ラネージュはどのようにティームー上の模倣品に対抗したかVol.2:デ・ミニミス規則とMoCRAによる規制強化の行方
ティームーは、2022年末に米国でローンチしたピンドゥオドゥオ(拼多多/Pinduoduo)が所有しているが、Glossyの姉妹パブリケーションである米モダンリテールが報じたメディア攻勢のおかげで、すでにだれもが知る名前となった。 たとえば、ティームーは昨年9月から12月まで全米国内の広告費に5億1700万ドル(約795.4億円)以上を投じ、1969年の月面着陸以来もっとも視聴されたことしのスーパーボウルでは、どのブランドよりも多くの広告を掲載した。 2023年の決算報告によると、ピンドゥオドゥオの売上は2023年にほぼ倍増している。
ティームーの模倣品対策とデ・ミニミス規則の抜け穴
「ラネージュのブジタット氏はテムを模倣品対策におけるパートナーと呼び、同サイトが出品削除に参加している」と米Glossyに語った。しかし、削除の組織化にはブランドからの膨大なリソースが必要だ。デジタルマーケットプレイスの世界では、ブランドは自らを守らなければならない。ティームーからはこの記事に対するコメントや協力は得られなかった。 レッドポインツのようなIPベンダーは、AIを活用して出品商品を選別し、キーワードや画像から偽物を見つけ出し、マーケットプレイスサイトに削除依頼を出す。それでも商品が消費者の手に渡ってしまうのは、ティームーの低価格流通戦略のためだ。 ティームーは米国を拠点とする配送センターを使用せずに、海外から米国の消費者に直接発送しているため、小包は「デ・ミニミス(非課税基準額)」の抜け穴に落ちる。
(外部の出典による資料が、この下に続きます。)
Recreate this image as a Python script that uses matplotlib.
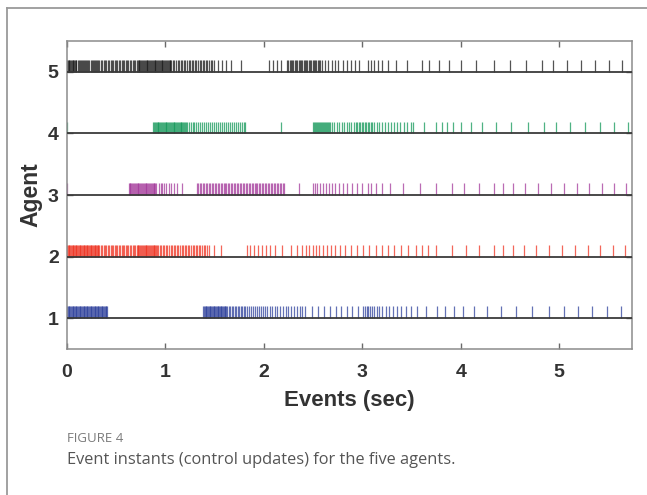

つまり800ドル(約12万円)未満の小包は免税となり、米国税関の監視も緩くなるため、偽造品や違法品、あるいは強制労働や児童労働のようなさまざまな人権侵害につながる可能性のある製品を持ち込むことができるのだ。 この抜け穴を根絶しようとする委員会の委員長を務めるウィスコンシン州のマイク・ギャラガー下院議員は昨年の声明で、「ティームーとシーインは、我が国の輸入規則におけるデ・ミニミスの抜け穴を利用して帝国を築き、輸入税を逃れ、米国人に販売する何百万もの商品に対する監視を逃れている」と述べている。 現在、この抜け穴を塞ごうとする超党派の取り組みが行われており、それによって偽物が減り、ティームーの価格が上昇する可能性がある。だがタイム誌が2月に報じたように、同法案は現在議会で審議が行き詰まっている。